Return precisely the span of lines from the top of the material below to the line containing "from bokeh.resources import INLINE", both included. Pictures are excluded.

- - - - -

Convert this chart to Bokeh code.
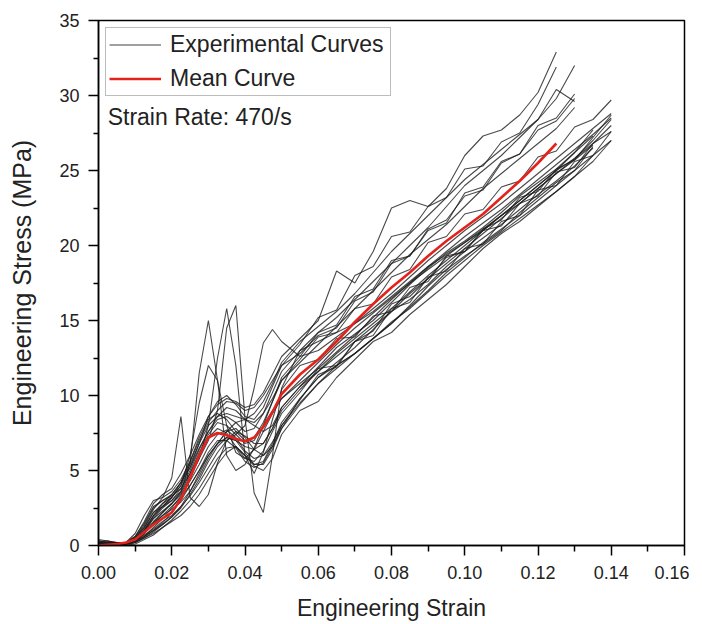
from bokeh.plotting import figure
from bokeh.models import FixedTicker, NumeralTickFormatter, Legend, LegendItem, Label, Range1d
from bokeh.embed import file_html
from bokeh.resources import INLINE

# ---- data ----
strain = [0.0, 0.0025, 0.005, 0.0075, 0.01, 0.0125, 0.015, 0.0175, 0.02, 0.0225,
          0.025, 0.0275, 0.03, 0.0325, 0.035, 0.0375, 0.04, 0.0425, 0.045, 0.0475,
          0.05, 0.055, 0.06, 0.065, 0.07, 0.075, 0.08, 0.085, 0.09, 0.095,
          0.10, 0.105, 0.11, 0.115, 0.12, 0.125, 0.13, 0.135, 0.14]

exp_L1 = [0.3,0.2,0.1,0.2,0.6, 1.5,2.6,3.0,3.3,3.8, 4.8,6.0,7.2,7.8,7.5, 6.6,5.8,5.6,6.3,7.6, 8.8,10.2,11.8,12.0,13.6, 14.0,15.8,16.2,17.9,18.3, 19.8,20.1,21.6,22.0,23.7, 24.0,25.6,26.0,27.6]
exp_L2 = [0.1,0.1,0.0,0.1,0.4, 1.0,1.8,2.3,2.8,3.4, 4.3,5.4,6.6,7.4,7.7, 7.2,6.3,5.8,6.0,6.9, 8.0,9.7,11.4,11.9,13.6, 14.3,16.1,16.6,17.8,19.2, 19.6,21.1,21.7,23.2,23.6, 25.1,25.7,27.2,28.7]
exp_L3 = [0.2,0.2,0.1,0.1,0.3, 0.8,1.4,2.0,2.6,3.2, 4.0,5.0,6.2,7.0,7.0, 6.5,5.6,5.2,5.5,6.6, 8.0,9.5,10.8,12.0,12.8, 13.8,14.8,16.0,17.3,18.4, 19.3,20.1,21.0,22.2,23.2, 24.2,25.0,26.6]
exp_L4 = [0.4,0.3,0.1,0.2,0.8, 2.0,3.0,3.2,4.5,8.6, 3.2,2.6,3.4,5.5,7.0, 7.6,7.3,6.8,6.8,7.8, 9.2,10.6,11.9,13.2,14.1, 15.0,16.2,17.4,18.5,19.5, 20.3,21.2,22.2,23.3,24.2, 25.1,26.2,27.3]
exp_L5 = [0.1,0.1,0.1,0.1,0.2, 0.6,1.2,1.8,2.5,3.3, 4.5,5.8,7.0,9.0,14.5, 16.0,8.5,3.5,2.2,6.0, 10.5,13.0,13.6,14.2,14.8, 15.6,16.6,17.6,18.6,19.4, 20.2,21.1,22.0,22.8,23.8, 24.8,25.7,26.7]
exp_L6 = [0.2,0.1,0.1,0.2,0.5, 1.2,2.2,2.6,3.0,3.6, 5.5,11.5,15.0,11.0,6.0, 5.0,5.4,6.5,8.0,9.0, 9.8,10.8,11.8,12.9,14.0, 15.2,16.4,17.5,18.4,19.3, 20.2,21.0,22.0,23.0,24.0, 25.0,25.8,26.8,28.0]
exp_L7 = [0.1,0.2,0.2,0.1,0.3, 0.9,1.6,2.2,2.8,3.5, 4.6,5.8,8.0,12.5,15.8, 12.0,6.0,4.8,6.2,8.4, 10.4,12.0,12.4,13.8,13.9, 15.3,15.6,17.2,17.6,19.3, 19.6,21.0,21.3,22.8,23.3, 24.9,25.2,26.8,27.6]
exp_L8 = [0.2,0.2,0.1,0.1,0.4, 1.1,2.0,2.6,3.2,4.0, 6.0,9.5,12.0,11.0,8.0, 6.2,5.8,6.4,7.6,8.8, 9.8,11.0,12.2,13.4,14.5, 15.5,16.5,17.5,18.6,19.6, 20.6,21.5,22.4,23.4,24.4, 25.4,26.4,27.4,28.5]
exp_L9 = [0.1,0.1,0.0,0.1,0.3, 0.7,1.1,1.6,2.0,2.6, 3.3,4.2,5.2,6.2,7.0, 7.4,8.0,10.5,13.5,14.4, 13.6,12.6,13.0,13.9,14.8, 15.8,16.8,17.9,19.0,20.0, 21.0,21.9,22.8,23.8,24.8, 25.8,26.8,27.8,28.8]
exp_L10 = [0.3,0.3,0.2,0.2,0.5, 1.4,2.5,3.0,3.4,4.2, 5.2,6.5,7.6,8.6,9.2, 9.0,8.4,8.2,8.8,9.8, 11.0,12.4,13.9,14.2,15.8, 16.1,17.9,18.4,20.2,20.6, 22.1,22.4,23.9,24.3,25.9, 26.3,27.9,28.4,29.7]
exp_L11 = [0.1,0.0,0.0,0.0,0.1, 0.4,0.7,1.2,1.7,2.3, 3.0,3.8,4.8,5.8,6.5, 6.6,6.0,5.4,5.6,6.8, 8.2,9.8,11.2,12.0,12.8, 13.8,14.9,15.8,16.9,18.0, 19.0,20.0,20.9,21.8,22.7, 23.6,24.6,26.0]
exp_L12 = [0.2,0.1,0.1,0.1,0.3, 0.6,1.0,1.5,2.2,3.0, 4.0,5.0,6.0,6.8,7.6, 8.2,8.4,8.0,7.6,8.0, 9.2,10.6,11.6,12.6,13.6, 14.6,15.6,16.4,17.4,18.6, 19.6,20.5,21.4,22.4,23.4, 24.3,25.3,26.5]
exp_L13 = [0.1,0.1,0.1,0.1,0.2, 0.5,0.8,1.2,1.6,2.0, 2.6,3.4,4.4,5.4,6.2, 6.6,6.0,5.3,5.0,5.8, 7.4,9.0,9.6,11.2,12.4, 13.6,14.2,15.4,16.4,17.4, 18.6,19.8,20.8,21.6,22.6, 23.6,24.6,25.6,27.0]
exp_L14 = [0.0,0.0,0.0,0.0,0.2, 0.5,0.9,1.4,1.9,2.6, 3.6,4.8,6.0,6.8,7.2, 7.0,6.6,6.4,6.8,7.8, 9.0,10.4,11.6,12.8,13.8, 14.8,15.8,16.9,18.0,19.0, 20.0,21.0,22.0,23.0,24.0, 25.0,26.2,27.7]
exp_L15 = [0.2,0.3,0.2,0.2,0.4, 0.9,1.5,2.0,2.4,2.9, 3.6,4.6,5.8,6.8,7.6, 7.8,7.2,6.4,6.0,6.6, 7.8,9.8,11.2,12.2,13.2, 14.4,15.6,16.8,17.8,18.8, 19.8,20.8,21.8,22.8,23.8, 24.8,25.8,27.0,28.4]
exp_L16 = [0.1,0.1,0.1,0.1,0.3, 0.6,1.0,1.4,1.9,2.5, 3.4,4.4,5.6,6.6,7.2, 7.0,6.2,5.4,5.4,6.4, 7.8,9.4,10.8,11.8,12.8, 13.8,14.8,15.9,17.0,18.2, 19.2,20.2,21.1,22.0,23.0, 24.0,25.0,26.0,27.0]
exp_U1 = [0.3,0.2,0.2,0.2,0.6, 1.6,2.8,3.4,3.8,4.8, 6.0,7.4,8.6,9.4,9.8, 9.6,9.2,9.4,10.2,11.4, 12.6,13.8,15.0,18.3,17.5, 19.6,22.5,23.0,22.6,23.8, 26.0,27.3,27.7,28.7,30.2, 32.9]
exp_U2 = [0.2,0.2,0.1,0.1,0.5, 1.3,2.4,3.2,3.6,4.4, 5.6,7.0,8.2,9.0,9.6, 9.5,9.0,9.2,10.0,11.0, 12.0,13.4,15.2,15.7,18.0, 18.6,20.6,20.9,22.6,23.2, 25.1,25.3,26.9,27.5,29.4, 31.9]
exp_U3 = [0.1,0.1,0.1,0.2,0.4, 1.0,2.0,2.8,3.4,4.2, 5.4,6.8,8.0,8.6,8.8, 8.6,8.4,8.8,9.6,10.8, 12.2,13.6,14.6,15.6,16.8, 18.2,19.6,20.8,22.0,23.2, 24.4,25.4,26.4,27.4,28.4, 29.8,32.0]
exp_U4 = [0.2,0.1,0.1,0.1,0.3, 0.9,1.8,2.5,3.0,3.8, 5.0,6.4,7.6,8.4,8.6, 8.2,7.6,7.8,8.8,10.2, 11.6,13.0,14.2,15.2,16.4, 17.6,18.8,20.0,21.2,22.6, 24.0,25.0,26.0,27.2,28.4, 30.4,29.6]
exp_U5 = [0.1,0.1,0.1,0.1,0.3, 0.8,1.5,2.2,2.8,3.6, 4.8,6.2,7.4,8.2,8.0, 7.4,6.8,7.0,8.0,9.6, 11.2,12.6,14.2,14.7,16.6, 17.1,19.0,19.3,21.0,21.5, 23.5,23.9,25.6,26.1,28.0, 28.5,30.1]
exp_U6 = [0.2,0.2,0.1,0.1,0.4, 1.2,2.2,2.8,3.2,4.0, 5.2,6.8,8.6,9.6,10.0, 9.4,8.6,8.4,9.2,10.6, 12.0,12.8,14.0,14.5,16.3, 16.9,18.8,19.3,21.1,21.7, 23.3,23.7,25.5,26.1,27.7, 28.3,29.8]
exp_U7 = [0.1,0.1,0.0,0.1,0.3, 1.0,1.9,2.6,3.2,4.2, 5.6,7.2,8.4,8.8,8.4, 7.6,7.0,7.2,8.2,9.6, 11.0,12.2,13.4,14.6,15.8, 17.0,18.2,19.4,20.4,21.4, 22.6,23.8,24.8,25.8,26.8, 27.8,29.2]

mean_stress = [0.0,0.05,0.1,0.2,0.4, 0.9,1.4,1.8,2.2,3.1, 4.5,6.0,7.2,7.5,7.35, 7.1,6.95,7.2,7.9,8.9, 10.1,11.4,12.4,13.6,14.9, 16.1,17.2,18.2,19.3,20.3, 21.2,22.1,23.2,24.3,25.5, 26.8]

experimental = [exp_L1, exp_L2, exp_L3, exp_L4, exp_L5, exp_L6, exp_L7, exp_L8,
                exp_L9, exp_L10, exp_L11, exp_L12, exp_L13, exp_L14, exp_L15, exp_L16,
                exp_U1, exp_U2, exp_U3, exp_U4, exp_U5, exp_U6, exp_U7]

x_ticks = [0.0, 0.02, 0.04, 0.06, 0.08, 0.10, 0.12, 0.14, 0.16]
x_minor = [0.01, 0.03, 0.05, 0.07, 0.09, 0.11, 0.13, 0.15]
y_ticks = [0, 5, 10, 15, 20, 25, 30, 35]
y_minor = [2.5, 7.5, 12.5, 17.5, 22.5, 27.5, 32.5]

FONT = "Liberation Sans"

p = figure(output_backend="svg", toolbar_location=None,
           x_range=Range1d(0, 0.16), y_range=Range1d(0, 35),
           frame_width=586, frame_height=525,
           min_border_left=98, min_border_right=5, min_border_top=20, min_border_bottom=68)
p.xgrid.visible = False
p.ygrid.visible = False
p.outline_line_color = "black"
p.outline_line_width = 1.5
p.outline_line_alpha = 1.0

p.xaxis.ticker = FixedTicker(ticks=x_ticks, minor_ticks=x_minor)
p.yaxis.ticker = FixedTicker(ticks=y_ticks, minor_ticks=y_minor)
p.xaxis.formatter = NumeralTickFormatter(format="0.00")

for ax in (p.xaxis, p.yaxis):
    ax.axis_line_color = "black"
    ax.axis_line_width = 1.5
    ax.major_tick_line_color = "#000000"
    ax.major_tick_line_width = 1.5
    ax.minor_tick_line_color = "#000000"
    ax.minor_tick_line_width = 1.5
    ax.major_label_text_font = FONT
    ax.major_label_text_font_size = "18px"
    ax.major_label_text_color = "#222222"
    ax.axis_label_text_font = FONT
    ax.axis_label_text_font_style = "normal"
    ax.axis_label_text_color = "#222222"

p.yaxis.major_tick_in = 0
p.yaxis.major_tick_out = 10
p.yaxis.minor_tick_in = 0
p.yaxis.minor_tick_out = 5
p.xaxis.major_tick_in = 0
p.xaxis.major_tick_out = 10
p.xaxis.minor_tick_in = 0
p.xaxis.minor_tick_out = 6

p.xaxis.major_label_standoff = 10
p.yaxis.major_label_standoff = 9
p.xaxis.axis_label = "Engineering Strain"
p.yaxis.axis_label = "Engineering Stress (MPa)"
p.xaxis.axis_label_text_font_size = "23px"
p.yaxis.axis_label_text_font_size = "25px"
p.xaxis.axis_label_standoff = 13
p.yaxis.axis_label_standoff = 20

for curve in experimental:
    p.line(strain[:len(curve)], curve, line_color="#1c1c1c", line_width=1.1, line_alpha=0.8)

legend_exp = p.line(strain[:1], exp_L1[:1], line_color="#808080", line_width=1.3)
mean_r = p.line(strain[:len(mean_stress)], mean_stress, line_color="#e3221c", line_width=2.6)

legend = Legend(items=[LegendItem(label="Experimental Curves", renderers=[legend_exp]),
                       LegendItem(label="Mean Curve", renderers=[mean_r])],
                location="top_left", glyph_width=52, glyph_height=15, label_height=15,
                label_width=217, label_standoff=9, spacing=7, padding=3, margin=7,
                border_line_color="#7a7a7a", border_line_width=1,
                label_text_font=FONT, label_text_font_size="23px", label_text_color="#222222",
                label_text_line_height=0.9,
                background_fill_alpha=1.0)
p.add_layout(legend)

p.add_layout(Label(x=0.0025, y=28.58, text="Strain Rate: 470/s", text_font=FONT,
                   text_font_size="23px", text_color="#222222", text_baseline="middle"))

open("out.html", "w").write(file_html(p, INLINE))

- - - - -

Finished exercise —
Convert this chart to Bokeh code.
from bokeh.plotting import figure
from bokeh.models import FixedTicker, NumeralTickFormatter, Legend, LegendItem, Label, Range1d
from bokeh.embed import file_html
from bokeh.resources import INLINE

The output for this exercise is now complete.